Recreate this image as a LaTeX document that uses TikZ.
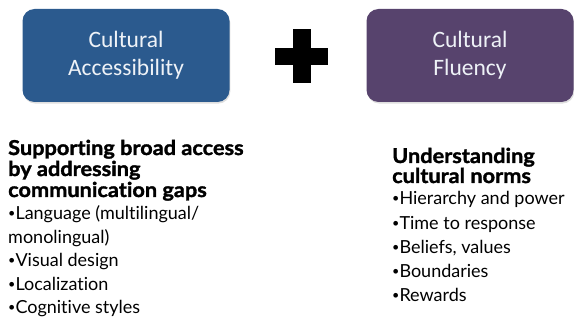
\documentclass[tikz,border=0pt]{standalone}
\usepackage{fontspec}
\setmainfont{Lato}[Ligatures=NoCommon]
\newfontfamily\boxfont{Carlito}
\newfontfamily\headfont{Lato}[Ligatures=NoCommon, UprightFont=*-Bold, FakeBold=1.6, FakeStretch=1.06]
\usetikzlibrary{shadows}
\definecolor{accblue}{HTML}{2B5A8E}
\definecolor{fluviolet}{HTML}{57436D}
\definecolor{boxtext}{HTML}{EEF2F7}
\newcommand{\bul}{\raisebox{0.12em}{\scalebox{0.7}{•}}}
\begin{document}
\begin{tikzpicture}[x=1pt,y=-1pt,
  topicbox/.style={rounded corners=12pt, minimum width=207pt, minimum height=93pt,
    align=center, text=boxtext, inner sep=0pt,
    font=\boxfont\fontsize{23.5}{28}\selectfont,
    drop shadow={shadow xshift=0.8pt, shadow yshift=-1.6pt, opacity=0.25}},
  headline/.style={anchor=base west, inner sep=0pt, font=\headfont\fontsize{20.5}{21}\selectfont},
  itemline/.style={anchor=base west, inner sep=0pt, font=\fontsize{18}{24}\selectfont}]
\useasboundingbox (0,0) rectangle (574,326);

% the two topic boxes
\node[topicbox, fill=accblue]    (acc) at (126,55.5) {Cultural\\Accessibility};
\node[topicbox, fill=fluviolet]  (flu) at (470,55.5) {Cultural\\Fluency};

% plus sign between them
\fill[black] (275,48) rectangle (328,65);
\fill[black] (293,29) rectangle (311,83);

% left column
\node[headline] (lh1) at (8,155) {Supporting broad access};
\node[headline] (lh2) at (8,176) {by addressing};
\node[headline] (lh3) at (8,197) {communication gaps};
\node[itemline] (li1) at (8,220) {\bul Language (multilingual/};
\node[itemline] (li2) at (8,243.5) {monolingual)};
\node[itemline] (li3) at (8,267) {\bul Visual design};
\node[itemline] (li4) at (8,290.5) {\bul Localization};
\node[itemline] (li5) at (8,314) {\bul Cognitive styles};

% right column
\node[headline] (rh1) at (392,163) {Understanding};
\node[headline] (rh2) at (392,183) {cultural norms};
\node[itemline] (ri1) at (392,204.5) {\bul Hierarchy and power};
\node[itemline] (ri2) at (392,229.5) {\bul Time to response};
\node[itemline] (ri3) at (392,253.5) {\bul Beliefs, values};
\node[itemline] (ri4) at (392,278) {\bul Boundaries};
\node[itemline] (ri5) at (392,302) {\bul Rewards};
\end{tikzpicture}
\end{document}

* * *

> _Work required_
Repeat verbatim all the material, but not the pictures.

> _Answer in full_
Recreate this image as a LaTeX document that uses TikZ.
\documentclass[tikz,border=0pt]{standalone}
\usepackage{fontspec}
\setmainfont{Lato}[Ligatures=NoCommon]
\newfontfamily\boxfont{Carlito}
\newfontfamily\headfont{Lato}[Ligatures=NoCommon, UprightFont=*-Bold, FakeBold=1.6, FakeStretch=1.06]
\usetikzlibrary{shadows}
\definecolor{accblue}{HTML}{2B5A8E}
\definecolor{fluviolet}{HTML}{57436D}
\definecolor{boxtext}{HTML}{EEF2F7}
\newcommand{\bul}{\raisebox{0.12em}{\scalebox{0.7}{•}}}
\begin{document}
\begin{tikzpicture}[x=1pt,y=-1pt,
  topicbox/.style={rounded corners=12pt, minimum width=207pt, minimum height=93pt,
    align=center, text=boxtext, inner sep=0pt,
    font=\boxfont\fontsize{23.5}{28}\selectfont,
    drop shadow={shadow xshift=0.8pt, shadow yshift=-1.6pt, opacity=0.25}},
  headline/.style={anchor=base west, inner sep=0pt, font=\headfont\fontsize{20.5}{21}\selectfont},
  itemline/.style={anchor=base west, inner sep=0pt, font=\fontsize{18}{24}\selectfont}]
\useasboundingbox (0,0) rectangle (574,326);

% the two topic boxes
\node[topicbox, fill=accblue]    (acc) at (126,55.5) {Cultural\\Accessibility};
\node[topicbox, fill=fluviolet]  (flu) at (470,55.5) {Cultural\\Fluency};

% plus sign between them
\fill[black] (275,48) rectangle (328,65);
\fill[black] (293,29) rectangle (311,83);

% left column
\node[headline] (lh1) at (8,155) {Supporting broad access};
\node[headline] (lh2) at (8,176) {by addressing};
\node[headline] (lh3) at (8,197) {communication gaps};
\node[itemline] (li1) at (8,220) {\bul Language (multilingual/};
\node[itemline] (li2) at (8,243.5) {monolingual)};
\node[itemline] (li3) at (8,267) {\bul Visual design};
\node[itemline] (li4) at (8,290.5) {\bul Localization};
\node[itemline] (li5) at (8,314) {\bul Cognitive styles};

% right column
\node[headline] (rh1) at (392,163) {Understanding};
\node[headline] (rh2) at (392,183) {cultural norms};
\node[itemline] (ri1) at (392,204.5) {\bul Hierarchy and power};
\node[itemline] (ri2) at (392,229.5) {\bul Time to response};
\node[itemline] (ri3) at (392,253.5) {\bul Beliefs, values};
\node[itemline] (ri4) at (392,278) {\bul Boundaries};
\node[itemline] (ri5) at (392,302) {\bul Rewards};
\end{tikzpicture}
\end{document}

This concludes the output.